In the U.S., a new government ban on short selling, or placing bets that a stock will fall, likely added to the huge Dow rally.

"A big chunk of this is scaring all the shorts to cover their bets," said Joe Battipaglia, market strategist at Stifel, Nicolaus & Co.

Most of Friday's investor optimism was fuelled by a series of sweeping steps taken by the U.S. government to prop up the world's biggest and most influential financial system. Key measures included rescuing banks from billions of dollars in bad debt and a ban on short selling, or placing bets that a stock will fall.

Treasury Secretary Henry Paulson, speaking about the rescue plan, said a bold approach is needed to remove troubled assets from the books of financial firms. He offered few details, but said he would work on the plan through the weekend with congressional leaders.
For much of the last two months, the financial world has been gripped by fear that the credit crisis sparked by millions of defaulted U.S. mortgages was not only not subsiding, but getting much worse.
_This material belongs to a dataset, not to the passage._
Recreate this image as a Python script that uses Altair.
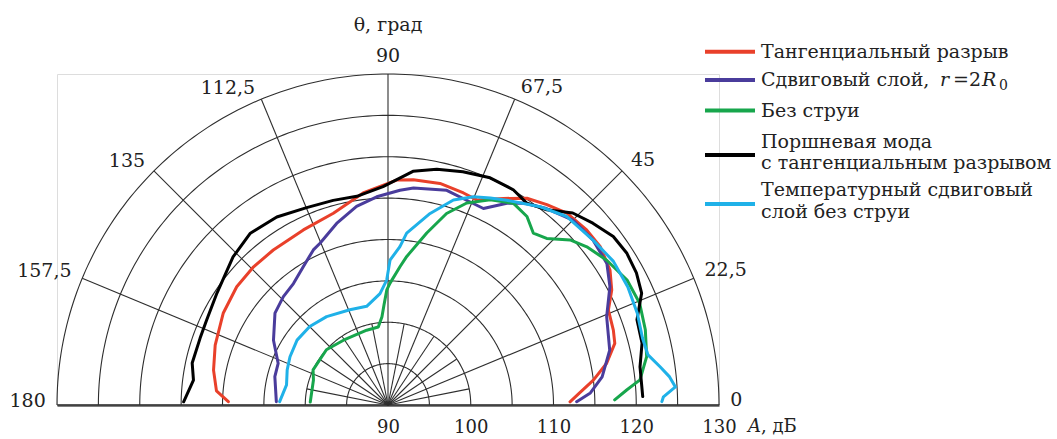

Danger bells were sounded with the government bailouts of mortgage giants Fannie Mae and Freddie Mac and insurer American International Group.
Those fears were brought to a fever pitch by the collapse of Lehman Brothers Holdings, the fourth-largest U.S. investment bank, on Monday.

For the Toronto market, that meant a big slide that took it down nearly 20 per cent over two months and put it into a what traders call a bear market, or a period of prolonged stock selloffs.
When central banks began to step in on Thursday, injecting billions of dollars into the global financial system, traders took heart and North American markets began to groggily recover.
Friday's big leap - the TSX soared almost 850 points, or seven per cent, while the Dow gained close to 370 - was further sparked by higher oil prices and a U.S. and European crackdown on short selling, where traders borrow stock and sell it, bet the price will take a big dive, buy it up when it gets cheaper and pocket the difference.

Short selling can cause a company's stock price to drop dramatically and was blamed for eroding share values in investment and commercial banks.
Canadian regulators were mulling a similar move.

But Norm Rothery, chief investment strategist at Dan Hallett and Associates, said the interventionist steps taken by the U.S. government could hurt the market in the long run.
"My view is this is a short-term salve that's been put on the market, but it bodes poorly for the longer term," said Rothery.

"The scale of government intervention is very high, and people will now have to adjust to it."
He said halting short selling could inflate stock prices, making them unreliable, which could in turn "prolong the downturn."

The markets will likely stabilize on the steps taken by the U.S. government, but Rothery said he remains "moderately bearish" on concerns the financial woes on Wall Street aren't fixable by government alone.

"Unless they're willing to wander out and buy up everyone's mortgages and to prop up real estate prices, you're holding a rear-guard action on the market," he said.
"It's a good attempt but I think the problem is too big for them."

Vasic said he expects the regulatory steps to even out some of the volatility seen this week.
"Now that (investors) presumably have, or will have, some clarity on the magnitude of potential risks, they can remove a lot of the what-if scenarios they had been fearing," he said.
"The worst fears are off the table, but now we can return to the ongoing cyclical fears we had previously."

He added that the spike seen Thursday and Friday is a short-term trend that will be halted by ongoing economic uncertainty in global markets.

"We don't think this is the beginning of a new V-shaped recovery in equity markets because there's still too much ground yet to cover," he said.
Meanwhile, Prime Minister Stephen Harper again asserted there is no need for Canadians to fear financial instability.
"I have to reiterate ... the Canadian financial system is very strong," he said, speaking in Farnham, Que.
"The balance sheets of the Canadian financial system are very strong. The core banks and insurance companies in this country are in, for the most part, very good financial shape."
"We don't anticipate any crisis in the Canadian financial system."
His U.S. counterpart, President George Bush, sounded a similar, though more cautious, note.
"In the long run Americans have good reason to be confident in our economic strength," Bush said as his administration announced it will move to safeguard assets in money market mutual funds.
But the cost of the U.S. bailout plan "will be enormous, darkening the U.S. fiscal picture in an environment where there is already plenty of concern over rising deficits and the integrity of the Fed's balance sheet," noted Scotia Capital currency strategist Steve Malyon.